Alchimie poétique : la boue et l'or

Problématique : Comment la poésie peut-elle transformer le trivial en sublime ?

Ô vous, soyez témoins que j'ai fait mon devoir

Comme un parfait chimiste et comme une âme sainte.


Car j'ai de chaque chose extrait la quintessence,


Tu m'as donné ta boue et j'en ai fait de l'or.

Baudelaire, Ébauche d'un épilogue pour la deuxième édition des Fleurs du. Mal,

Séance 01

La poésie des choses triviales

Oral

Selon vous, qu'est-ce qui fait la poésie d'un texte ?

Pistes

Prolongement

Préparez une lecture orale de ce poème.

Un pauvre homme passait dans le givre et le vent.

Je cognai sur ma vitre ; il s'arrêta devant

Ma porte, que j'ouvris d'une façon civile.

Les ânes revenaient du marché de la ville,

Portant les paysans accroupis sur leurs bâts.

C'était le vieux qui vit dans une niche au bas

De la montée, et rêve, attendant, solitaire,

Un rayon du ciel triste, un liard de la terre,

Tendant les mains pour l'homme et les joignant pour Dieu.

Je lui criai : - Venez vous réchauffer un peu.

Comment vous nommez-vous ? - Il me dit : - Je me nomme

Le pauvre. - Je lui pris la main : - Entrez, brave homme. -

Et je lui fis donner une jatte de lait.

Le vieillard grelottait de froid ; il me parlait.

Et je lui répondais, pensif et sans l'entendre.

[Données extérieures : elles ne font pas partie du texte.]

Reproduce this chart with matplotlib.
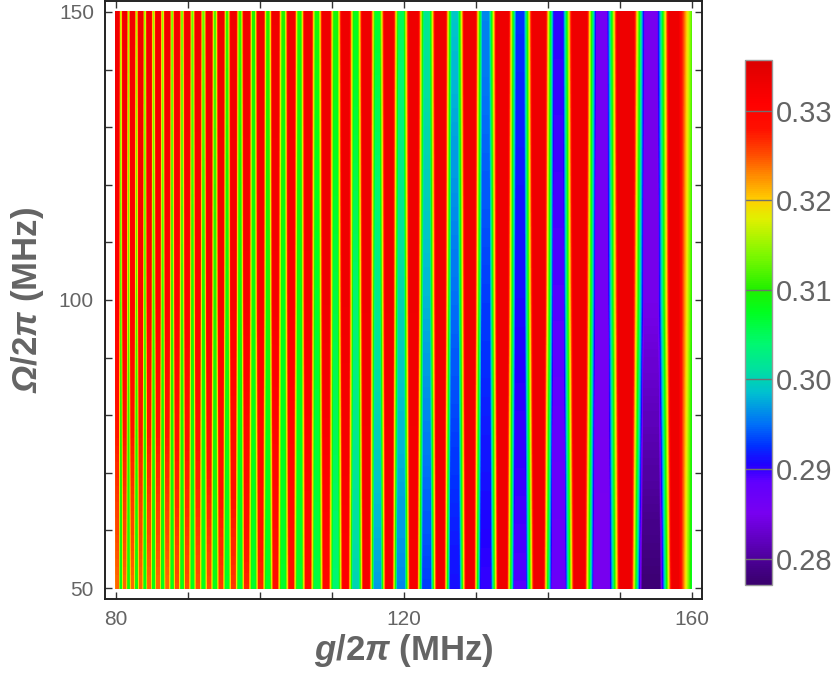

- Vos habits sont mouillés, dis-je, il faut les étendre

Devant la cheminée. - Il s'approcha du feu.

Son manteau, tout mangé des vers, et jadis bleu,

Étalé largement sur la chaude fournaise,

Piqué de mille trous par la lueur de braise,

Couvrait l'âtre, et semblait un ciel noir étoilé.

Et, pendant qu'il séchait ce haillon désolé

D'où ruisselait la pluie et l'eau des fondrières,

Je songeais que cet homme était plein de prières,

Et je regardais, sourd à ce que nous disions,

Sa bure où je voyais des constellations.

Décembre 1854.

Victor Hugo, Les Contemplations, livre V, En marche, 1856.

Séance 02

Au pays de la magie

Oral

1. Cherchez la définition du "poème en prose".

2. Qu'est-ce qui fait la poésie de ce texte ?

Quoiqu'ils sachent parfaitement que les étoiles sont autre chose que des lumières considérables sur l'apparence du ciel, ils ne peuvent s'empêcher de faire des semblants d'étoiles pour plaire à leurs enfants, pour se plaire à eux-mêmes, un peu par exercice, par spontanéité magique.

Celui qui n'a qu'une petite cour lui fait un plafond fourmillant d'étoiles qui est la chose la plus belle que j'ai vue. Cette pauvre cour, entourée de murs fatigués au point de paraître plaintifs, sous ce ciel personnel, étincelant, grondant d'étoiles, quel spectacle ! J'ai souvent réfléchi et tenté de calculer à quelle hauteur pouvaient bien se trouver ces étoiles ; sans y arriver, car si quelques voisins en profitent, leur nombre est peu considérable et ils les voient assez floues. Par contre, elles ne passent jamais sous un nuage.

Toutefois, j'ai remarqué qu'on prenait grand soin de leur éviter les environs de la lune, par crainte sans doute de les faire passer devant par distraction.

Il paraît que plus que toute autre manifestation de force magique, celle-ci excite l'envie et les désirs. Les voisins luttent, luttent hargneusement, essaient de souffler les étoiles d'à côté. Et des vengeances sans fin s'ensuivent.

Henri Michaux, Au Pays de la Magie, 1941.

Écriture

Vous rédigerez un commentaire sur ce poème, en vous appuyant sur la proposition de plan suivant :

Accroche pour l'introduction : le poème en prose

I. Un cadre prosaïque

1. Une chronique de voyage

2. Des lieux ordinaires et sans intérêt

3. Des personnages mesquins et indifférenciés

II. Une poésie merveilleuse

1. Un ciel magique fascinant

2. L'étonnement et l'admiration du narrateur

3. Un jeu desintéressé

Ouverture en conclusion : Le Mendiant ou un poème de Baudelaire.